Néonicotinoïdes : le revirement du gouvernement sur l'interdiction de l'insecticide "tueur d'abeilles" en 6 acteshttps://t.co/xk0G4qTzlj pic.twitter.com/TyAzPbWeKz
— franceinfo (@franceinfo) September 3, 2020
"L'objectif est d'aller très vite" : l'INRAE sur le pied de guerre
En plus de cette mesure temporaire et palliative, le gouvernement a également chargé l'INRAE (l'Institut national de recherche pour l'agriculture, l'alimentation et l'environnement) de trouver des solutions durables contre la jaunisse de la betterave. "On est sur une obligation de recherche très appliquée, alors que notre objectif porte plutôt sur un fonds de connaissance. On a créé un dispositif très original, donc l'objectif est d'aller très vite" détaille Christian Huyghe, directeur scientifique agriculture de l'INRAE. L'organisme fera équipe pour cette mission avec l'Institut technique de la betterave et les entreprises du secteur.

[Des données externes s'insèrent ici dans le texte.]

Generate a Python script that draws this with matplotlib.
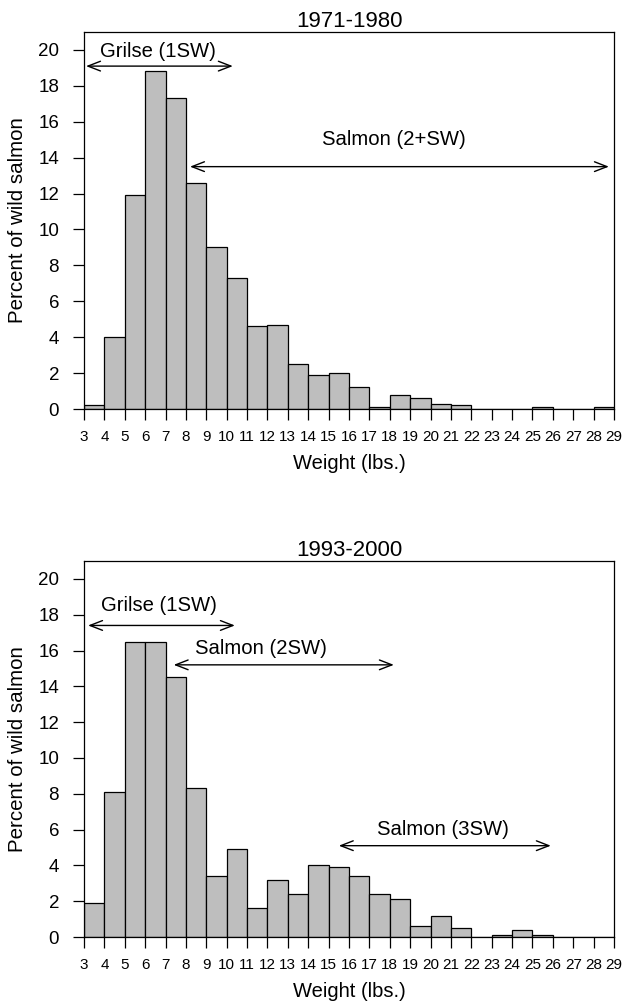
import matplotlib
matplotlib.use("Agg")
import matplotlib.pyplot as plt
import numpy as np

plt.rcParams['font.family'] = ['Liberation Sans', 'DejaVu Sans']

bin_edges = list(range(3, 30))
x_ticks = list(range(3, 30))
y_ticks = list(range(0, 21, 2))

title_top = "1971-1980"
pct_top = [0.2, 4.0, 11.9, 18.8, 17.3, 12.6, 9.0, 7.3, 4.6, 4.7, 2.5, 1.9, 2.0,
           1.2, 0.1, 0.8, 0.6, 0.3, 0.2, 0.0, 0.0, 0.0, 0.1, 0.0, 0.0, 0.1]

title_bot = "1993-2000"
pct_bot = [1.9, 8.1, 16.5, 16.5, 14.5, 8.3, 3.4, 4.9, 1.6, 3.2, 2.4, 4.0, 3.9,
           3.4, 2.4, 2.1, 0.6, 1.2, 0.5, 0.0, 0.1, 0.4, 0.1, 0.0, 0.0, 0.0]

# annotations: (label, text_x, text_y, arrow_x0, arrow_x1, arrow_y)
ann_top = [("Grilse (1SW)", 6.65, 19.9, 3.1, 10.3, 19.1),
           ("Salmon (2+SW)", 18.2, 15.0, 8.2, 28.75, 13.5)]
ann_bot = [("Grilse (1SW)", 6.7, 18.5, 3.2, 10.4, 17.4),
           ("Salmon (2SW)", 11.7, 16.1, 7.4, 18.2, 15.2),
           ("Salmon (3SW)", 20.6, 6.0, 15.5, 25.9, 5.1)]

W, H = 626, 1005
fig = plt.figure(figsize=(W/100, H/100), dpi=100)

def panel(rect, title, pct, anns):
    ax = fig.add_axes(rect)
    left = np.array(bin_edges[:-1])
    widths = np.diff(bin_edges)
    ax.bar(left, pct, width=widths, align='edge', color='#bebebe',
           edgecolor='black', linewidth=0.9, zorder=2)
    ax.set_xlim(3, 29)
    ax.set_ylim(0, 21)
    ax.set_xticks(x_ticks)
    ax.set_xticklabels([str(t) for t in x_ticks], fontsize=11)
    ax.set_yticks(y_ticks)
    ax.set_yticklabels([str(t) for t in y_ticks], fontsize=13.5)
    ax.tick_params(axis='both', direction='out', length=8, width=0.9, color='black')
    ax.tick_params(axis='x', pad=7)
    ax.tick_params(axis='y', pad=10)
    for s in ax.spines.values():
        s.set_linewidth(0.9)
    ax.set_title(title, fontsize=16, pad=3)
    ax.set_xlabel("Weight (lbs.)", fontsize=14.5, labelpad=7)
    ax.set_ylabel("Percent of wild salmon", fontsize=14.8, labelpad=8)
    for lab, tx, ty, x0, x1, ay in anns:
        ax.annotate("", xy=(x1, ay), xytext=(x0, ay),
                    arrowprops=dict(arrowstyle='<->,head_length=0.9,head_width=0.35',
                                    mutation_scale=10, lw=1.0, color='black',
                                    shrinkA=0, shrinkB=0), zorder=3)
        ax.text(tx, ty, lab, ha='center', va='center', fontsize=14.6, zorder=3)
    return ax

ax1 = panel([84/W, 1-409/H, 530/W, 377/H], title_top, pct_top, ann_top)
ax2 = panel([84/W, 1-937/H, 530/W, 376/H], title_bot, pct_bot, ann_bot)

fig.savefig("out.png", dpi=100)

"Chercher un pesticide qui fait la même chose que les néonicotinoïdes, il ne faut pas y compter, balaie directement Christian Huygue. Parce qu'il aurait les mêmes inconvénients, la biodiversité des milieux agricoles resterait toujours aussi pauvre. Ce que cette crise met en avant, c'est le fait que la capacité qu'ont les milieux à réguler les insectes est devenue trop faible, et c'est lié à l'évolution des paysages agricoles et des pratiques."

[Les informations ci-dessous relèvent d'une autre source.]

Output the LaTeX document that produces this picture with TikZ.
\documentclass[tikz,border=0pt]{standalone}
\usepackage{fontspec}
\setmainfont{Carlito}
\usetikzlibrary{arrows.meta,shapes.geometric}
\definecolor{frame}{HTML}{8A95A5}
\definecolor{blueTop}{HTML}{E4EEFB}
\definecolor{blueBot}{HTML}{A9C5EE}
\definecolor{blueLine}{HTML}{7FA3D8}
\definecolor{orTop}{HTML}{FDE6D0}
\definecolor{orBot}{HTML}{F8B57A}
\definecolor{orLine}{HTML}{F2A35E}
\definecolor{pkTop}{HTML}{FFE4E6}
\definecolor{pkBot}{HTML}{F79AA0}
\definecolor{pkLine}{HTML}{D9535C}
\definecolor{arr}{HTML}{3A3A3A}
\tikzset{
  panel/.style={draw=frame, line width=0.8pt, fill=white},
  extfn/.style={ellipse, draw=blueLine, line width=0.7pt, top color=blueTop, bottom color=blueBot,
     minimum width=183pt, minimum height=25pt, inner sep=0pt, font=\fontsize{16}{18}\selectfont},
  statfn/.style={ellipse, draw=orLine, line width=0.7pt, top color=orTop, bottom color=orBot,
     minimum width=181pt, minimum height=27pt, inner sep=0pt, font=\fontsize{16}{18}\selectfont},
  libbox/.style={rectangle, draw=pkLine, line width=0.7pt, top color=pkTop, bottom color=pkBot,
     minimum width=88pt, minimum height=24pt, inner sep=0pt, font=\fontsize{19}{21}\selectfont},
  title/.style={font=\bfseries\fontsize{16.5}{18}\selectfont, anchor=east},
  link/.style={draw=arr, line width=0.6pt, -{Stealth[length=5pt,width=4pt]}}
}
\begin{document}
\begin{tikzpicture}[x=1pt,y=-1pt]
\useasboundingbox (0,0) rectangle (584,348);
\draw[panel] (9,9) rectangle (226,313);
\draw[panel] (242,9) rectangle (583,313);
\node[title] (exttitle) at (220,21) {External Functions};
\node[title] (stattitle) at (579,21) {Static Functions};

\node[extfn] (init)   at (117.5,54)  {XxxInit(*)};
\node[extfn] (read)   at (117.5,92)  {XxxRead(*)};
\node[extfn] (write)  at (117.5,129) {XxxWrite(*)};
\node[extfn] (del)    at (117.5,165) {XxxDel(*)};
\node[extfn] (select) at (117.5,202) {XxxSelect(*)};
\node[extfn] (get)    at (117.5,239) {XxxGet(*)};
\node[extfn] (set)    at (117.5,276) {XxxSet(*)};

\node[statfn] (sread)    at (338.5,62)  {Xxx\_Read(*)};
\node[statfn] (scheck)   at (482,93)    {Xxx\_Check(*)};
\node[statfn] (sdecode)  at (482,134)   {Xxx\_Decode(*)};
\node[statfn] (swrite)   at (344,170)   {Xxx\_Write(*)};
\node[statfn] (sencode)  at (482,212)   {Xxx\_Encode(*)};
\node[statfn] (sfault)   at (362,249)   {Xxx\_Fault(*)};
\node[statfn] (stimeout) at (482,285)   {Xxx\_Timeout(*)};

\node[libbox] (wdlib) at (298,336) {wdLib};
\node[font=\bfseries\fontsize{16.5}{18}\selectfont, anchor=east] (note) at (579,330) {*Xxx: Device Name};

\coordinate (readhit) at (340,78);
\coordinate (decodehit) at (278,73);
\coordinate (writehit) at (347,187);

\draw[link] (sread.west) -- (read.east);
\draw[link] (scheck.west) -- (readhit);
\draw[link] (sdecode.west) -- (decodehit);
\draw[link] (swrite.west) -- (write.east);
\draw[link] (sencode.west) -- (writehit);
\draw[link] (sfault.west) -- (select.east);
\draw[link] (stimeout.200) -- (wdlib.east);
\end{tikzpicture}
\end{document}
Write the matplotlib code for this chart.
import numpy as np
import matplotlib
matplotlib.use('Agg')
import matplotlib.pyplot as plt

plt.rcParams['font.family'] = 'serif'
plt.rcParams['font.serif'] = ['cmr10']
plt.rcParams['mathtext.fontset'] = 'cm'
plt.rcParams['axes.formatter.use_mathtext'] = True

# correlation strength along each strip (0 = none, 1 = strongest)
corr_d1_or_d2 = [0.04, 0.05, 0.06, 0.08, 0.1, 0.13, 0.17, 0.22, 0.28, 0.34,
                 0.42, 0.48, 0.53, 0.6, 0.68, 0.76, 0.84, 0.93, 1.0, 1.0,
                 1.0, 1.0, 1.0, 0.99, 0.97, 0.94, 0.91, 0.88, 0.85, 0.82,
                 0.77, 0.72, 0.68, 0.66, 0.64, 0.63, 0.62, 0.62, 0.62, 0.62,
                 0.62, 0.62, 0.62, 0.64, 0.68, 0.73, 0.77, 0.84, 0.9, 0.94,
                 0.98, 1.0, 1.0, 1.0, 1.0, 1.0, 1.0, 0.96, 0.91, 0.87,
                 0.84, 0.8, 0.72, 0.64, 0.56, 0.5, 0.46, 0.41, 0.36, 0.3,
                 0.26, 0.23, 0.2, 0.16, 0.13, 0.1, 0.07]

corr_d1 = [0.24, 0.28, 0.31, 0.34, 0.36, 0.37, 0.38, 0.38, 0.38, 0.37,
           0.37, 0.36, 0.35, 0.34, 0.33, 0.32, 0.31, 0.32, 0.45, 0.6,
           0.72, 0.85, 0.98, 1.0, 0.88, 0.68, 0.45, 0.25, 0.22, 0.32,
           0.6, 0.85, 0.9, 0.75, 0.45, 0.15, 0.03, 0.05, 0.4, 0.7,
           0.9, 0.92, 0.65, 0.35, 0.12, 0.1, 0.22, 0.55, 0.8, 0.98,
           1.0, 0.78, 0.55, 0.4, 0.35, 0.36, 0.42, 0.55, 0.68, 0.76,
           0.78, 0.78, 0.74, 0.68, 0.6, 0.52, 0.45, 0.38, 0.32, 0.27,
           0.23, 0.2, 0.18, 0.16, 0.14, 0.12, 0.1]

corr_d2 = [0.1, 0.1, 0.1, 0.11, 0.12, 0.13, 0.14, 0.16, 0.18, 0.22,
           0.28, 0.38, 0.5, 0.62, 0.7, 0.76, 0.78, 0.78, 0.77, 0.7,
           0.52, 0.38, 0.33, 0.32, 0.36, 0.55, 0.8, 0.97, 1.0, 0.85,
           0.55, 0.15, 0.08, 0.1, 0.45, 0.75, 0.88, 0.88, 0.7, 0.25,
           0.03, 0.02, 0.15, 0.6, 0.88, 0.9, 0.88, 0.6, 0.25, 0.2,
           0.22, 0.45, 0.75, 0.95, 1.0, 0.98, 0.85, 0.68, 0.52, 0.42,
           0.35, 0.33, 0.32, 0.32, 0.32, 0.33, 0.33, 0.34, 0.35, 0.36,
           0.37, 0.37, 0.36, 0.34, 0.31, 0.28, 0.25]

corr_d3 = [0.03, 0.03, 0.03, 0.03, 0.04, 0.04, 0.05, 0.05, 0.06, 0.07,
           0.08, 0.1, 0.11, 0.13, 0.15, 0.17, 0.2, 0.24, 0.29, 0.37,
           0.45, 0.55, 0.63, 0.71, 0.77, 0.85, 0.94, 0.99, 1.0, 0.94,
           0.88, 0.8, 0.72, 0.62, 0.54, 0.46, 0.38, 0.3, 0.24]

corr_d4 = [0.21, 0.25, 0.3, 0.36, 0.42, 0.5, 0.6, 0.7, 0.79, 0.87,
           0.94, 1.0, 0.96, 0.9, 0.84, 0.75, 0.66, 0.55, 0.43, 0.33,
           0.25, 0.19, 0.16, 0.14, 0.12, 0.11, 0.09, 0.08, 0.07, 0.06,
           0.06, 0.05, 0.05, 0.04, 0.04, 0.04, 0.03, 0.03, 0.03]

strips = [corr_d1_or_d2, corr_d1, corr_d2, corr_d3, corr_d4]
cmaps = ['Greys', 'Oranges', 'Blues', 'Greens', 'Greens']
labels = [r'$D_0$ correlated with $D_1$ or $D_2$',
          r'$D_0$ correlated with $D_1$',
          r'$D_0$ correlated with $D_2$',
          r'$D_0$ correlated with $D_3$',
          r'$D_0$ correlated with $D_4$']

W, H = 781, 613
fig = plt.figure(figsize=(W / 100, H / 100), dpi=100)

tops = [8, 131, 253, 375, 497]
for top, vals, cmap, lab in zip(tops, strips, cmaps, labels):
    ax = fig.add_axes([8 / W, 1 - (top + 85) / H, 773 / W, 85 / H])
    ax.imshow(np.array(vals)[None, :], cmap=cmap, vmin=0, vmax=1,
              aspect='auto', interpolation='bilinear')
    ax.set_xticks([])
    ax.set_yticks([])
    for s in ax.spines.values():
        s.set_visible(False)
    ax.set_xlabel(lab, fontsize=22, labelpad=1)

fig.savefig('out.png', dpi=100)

Oeillets et coccinnelles : le très important rôle de la biodiversité
L'INRAE veut explorer quatre pistes bien distinctes.
- D'abord, et tout de même, le développement d'un produit de bio-contrôle contre le puceron, "mais il ne faut pas se faire trop d'illusions sur sa capacité à réguler des attaques massives."

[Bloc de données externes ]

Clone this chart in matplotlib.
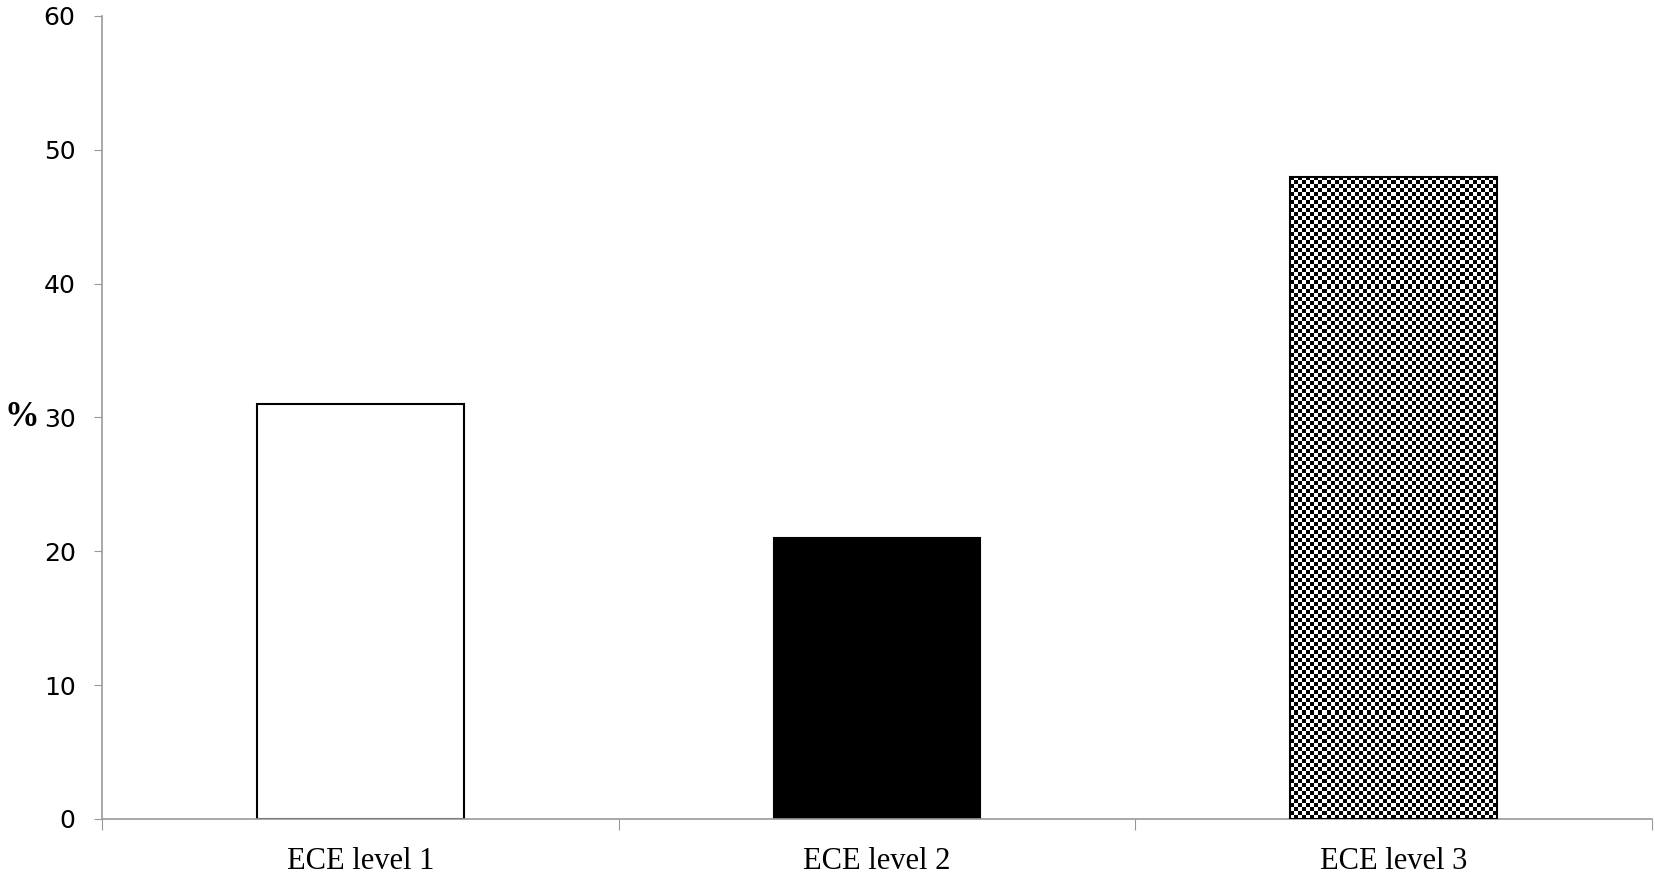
import matplotlib
matplotlib.use("Agg")
import matplotlib.pyplot as plt
import numpy as np

categories = ["ECE level 1", "ECE level 2", "ECE level 3"]
values = [31, 21, 48]
yticks = [0, 10, 20, 30, 40, 50, 60]

fig = plt.figure(figsize=(16.55, 8.73), dpi=100)
ax = fig.add_axes([0.0616, 0.0619, 0.9366, 0.9198])

x = np.arange(len(categories))
w = 0.4
bars = ax.bar(x, values, width=w, edgecolor="black", linewidth=1.5,
              facecolor="white", zorder=2)
bars[1].set_facecolor("black")

# checkerboard fill for the third bar
b = bars[2]
nx, ny = 51, 160
checker = (np.add.outer(np.arange(ny), np.arange(nx)) % 2).astype(float)
im = ax.imshow(checker, cmap="gray", interpolation="nearest", aspect="auto",
               extent=(x[2] - w / 2, x[2] + w / 2, 0, values[2]), zorder=2.5)
im.set_clip_path(b)
b.set_facecolor("none")
b.set_zorder(3)

ax.set_xlim(-0.5, len(categories) - 0.5)
ax.set_ylim(0, 60)
ax.set_yticks(yticks)
ax.set_xticks(np.arange(len(categories) + 1) - 0.5)
ax.set_xticklabels([])
ax.set_xticks(x, minor=True)
ax.set_xticklabels(categories, minor=True, family="Liberation Serif", fontsize=22)
ax.tick_params(axis="x", which="minor", length=0, pad=20)
ax.tick_params(axis="x", which="major", length=8, color="#999999", direction="out")
ax.tick_params(axis="y", length=6, color="#999999", labelsize=18, pad=13)

for s in ["top", "right"]:
    ax.spines[s].set_visible(False)
for s in ["left", "bottom"]:
    ax.spines[s].set_color("#999999")
    ax.spines[s].set_linewidth(1.2)

ax.set_ylabel("%", rotation=0, family="Liberation Serif", fontweight="bold",
              fontsize=25, labelpad=16, va="center")

fig.savefig("out.png", dpi=100)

- Deuxième piste de travail : l'interaction entre la plante et le virus de la jaunisse. "Le virus arrive à s'implanter dans le végétal car il détourne une voie métabolique à son bénéfice. Il y a des substances qui empêchent cela, maintenant,il convient de tester notre capacité à les utiliser à grande échelle."
- Troisième option : la recherche, parmi les betteraves non-commercialisées, d'une variété plus résistante qui serait ensuite privilégiée dans les cultures. "On est face à 4 virus différents, on peut trouver des résistances à un ou plusieurs de ces virus. On ne fait pas de variété transgénique, je sais que ça fait très peur" précise Christian Huygue.
- "Le dernier levier, c'est : comment on fait pour réguler la présence du puceron aux alentours de la parcelle ?" Semer près de la betterave une culture répulsive pour le puceron, comme les oeillets d'Inde, pourrait être une solution viable. "Le puceron vert ne supporte pas leur odeur, donc il va voir ailleurs". Autre solution plus originale : favoriser le développement des pucerons sur des plantations à proximité et bien en amont des cultures, pour encourager aussi la prolifération de leurs ennemis mortels, les coccinelles, qui seront déjà en place pour protéger la betterave.
Pour mener l'ensemble de ces recherches et généraliser ces processus, le calendrier est déjà scellé : l'INRAE et l'Institut technique de la betterave auront le temps du sursis accordé à la filière, soit 3 ans. "Le seul point d'interrogation qu'on va avoir, c'est : aura -t-on assez de surfaces consacrées au développement des auxiliaires ? [les coccinelles et autres espèces utiles au jardinier, ndlr]. Si on reste dans un paysage où la chimie est trop abondante, cela pourrait ralentir le développement des régulateurs sous trois ans" craint le directeur scientifique.